══ DATA EXTRACT

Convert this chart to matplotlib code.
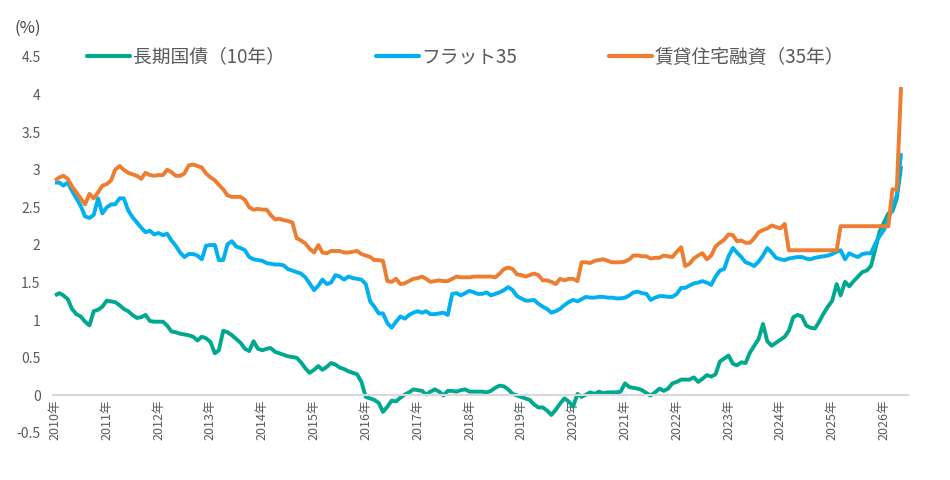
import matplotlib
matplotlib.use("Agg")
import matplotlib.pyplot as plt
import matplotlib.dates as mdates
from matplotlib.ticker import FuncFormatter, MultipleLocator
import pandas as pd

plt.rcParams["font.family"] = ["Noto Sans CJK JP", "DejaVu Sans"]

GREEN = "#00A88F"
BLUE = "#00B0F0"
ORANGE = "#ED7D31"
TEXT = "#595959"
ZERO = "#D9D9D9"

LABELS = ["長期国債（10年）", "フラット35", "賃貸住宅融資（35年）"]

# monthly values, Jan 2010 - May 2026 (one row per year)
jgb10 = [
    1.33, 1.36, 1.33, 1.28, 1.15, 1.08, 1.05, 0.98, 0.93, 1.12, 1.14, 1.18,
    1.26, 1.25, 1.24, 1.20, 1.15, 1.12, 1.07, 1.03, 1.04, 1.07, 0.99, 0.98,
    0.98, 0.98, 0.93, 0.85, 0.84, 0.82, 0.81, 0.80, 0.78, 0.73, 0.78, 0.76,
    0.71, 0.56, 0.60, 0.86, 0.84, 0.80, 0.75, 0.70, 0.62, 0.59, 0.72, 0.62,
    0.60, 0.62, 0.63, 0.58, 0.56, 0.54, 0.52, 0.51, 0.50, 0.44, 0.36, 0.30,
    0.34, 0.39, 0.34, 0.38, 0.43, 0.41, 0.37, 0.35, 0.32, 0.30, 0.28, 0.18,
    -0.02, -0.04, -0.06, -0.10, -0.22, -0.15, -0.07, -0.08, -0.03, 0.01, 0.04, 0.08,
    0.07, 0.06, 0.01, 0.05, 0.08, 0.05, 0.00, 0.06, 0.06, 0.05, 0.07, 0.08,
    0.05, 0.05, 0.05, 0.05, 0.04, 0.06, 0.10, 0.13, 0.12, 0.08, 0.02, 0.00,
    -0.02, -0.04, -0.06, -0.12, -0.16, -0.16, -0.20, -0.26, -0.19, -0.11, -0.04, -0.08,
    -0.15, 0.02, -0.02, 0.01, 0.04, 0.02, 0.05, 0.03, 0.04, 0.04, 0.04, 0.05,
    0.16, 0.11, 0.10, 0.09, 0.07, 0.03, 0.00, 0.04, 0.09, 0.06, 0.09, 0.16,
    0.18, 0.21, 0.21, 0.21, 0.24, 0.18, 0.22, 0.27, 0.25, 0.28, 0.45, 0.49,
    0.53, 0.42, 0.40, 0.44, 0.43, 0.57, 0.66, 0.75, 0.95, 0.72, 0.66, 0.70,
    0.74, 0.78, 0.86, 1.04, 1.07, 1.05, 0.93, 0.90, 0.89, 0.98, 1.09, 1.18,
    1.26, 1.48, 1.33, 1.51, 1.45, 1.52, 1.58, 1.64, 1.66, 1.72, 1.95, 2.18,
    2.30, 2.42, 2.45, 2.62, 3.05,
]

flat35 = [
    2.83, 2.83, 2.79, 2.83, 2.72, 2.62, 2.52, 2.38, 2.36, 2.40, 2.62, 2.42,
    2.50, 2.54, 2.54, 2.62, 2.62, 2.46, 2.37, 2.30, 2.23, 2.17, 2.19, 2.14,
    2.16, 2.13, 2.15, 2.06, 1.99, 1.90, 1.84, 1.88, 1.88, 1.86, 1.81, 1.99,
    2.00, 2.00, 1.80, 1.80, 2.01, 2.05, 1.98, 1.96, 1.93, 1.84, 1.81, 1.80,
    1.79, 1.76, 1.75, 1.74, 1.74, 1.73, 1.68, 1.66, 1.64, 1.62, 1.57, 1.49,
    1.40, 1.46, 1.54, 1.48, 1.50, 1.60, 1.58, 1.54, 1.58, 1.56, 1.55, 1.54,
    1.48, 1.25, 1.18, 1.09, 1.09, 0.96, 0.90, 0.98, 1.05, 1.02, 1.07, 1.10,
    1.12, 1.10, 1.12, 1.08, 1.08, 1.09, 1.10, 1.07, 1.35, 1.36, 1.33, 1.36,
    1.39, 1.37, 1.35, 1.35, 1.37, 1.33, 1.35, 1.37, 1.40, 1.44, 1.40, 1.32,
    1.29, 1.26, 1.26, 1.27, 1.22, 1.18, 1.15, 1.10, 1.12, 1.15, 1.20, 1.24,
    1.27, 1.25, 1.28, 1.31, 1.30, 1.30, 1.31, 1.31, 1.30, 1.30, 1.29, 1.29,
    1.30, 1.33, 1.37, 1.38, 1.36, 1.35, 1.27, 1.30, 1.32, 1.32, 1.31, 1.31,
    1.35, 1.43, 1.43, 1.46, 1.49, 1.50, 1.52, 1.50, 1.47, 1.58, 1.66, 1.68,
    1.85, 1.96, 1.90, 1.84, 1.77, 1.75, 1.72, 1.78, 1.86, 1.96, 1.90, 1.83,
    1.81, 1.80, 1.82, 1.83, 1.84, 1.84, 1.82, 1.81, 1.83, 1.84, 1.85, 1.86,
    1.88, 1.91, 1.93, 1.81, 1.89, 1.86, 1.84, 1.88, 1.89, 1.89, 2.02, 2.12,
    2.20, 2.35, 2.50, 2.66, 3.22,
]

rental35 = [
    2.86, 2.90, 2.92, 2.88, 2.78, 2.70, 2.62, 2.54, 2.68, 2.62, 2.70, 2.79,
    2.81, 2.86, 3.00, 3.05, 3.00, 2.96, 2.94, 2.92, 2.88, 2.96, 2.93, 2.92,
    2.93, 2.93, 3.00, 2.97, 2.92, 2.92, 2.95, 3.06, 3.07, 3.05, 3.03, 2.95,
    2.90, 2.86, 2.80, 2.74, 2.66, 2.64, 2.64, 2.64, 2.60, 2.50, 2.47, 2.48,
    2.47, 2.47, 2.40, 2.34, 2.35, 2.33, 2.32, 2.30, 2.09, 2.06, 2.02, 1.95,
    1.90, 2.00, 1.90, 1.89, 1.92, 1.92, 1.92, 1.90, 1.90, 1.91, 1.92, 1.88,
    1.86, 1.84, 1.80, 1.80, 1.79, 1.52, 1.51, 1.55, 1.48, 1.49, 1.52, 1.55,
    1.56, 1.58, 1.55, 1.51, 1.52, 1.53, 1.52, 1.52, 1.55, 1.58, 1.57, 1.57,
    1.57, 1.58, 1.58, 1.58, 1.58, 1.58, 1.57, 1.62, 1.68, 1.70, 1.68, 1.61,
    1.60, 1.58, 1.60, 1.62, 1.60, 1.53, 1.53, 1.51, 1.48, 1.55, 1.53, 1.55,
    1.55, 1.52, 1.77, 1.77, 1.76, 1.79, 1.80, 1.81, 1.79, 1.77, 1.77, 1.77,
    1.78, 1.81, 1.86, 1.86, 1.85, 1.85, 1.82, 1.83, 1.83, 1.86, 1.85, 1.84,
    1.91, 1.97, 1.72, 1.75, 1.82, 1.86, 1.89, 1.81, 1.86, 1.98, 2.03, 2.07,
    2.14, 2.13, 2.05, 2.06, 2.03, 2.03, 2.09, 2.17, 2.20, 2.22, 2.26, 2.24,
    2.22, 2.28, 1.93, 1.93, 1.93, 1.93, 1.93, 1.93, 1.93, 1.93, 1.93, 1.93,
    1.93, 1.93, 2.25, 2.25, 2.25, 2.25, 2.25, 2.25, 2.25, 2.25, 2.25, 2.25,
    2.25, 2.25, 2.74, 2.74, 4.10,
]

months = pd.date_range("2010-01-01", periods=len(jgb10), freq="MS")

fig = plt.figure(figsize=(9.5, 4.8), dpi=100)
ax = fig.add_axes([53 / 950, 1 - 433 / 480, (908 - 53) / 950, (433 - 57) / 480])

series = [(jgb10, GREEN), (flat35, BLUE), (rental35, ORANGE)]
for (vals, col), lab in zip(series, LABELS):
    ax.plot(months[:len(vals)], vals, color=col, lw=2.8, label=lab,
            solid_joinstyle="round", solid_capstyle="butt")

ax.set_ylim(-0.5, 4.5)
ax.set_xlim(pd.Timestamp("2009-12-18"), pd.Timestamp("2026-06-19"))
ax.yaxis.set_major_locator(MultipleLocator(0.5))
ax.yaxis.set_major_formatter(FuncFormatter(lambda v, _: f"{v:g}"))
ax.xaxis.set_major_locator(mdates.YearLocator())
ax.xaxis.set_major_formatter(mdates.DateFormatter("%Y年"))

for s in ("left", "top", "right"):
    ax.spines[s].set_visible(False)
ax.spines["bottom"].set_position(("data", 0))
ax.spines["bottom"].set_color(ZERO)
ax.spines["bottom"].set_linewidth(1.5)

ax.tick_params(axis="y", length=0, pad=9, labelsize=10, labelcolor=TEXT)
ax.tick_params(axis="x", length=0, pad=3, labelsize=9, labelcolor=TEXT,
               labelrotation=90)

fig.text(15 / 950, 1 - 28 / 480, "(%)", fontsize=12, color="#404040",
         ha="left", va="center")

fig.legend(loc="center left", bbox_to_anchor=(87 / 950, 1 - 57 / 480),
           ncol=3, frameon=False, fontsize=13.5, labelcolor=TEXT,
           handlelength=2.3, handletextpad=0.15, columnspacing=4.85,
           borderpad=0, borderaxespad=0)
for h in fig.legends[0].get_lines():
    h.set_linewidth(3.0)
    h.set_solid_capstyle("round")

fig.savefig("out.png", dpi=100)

════

* _EXERCISE AIM_: Look back over the material above and state how many lines hold the word "matplotlib". Write the number and nothing else.

* _RESULT FOR THIS EXERCISE_: 6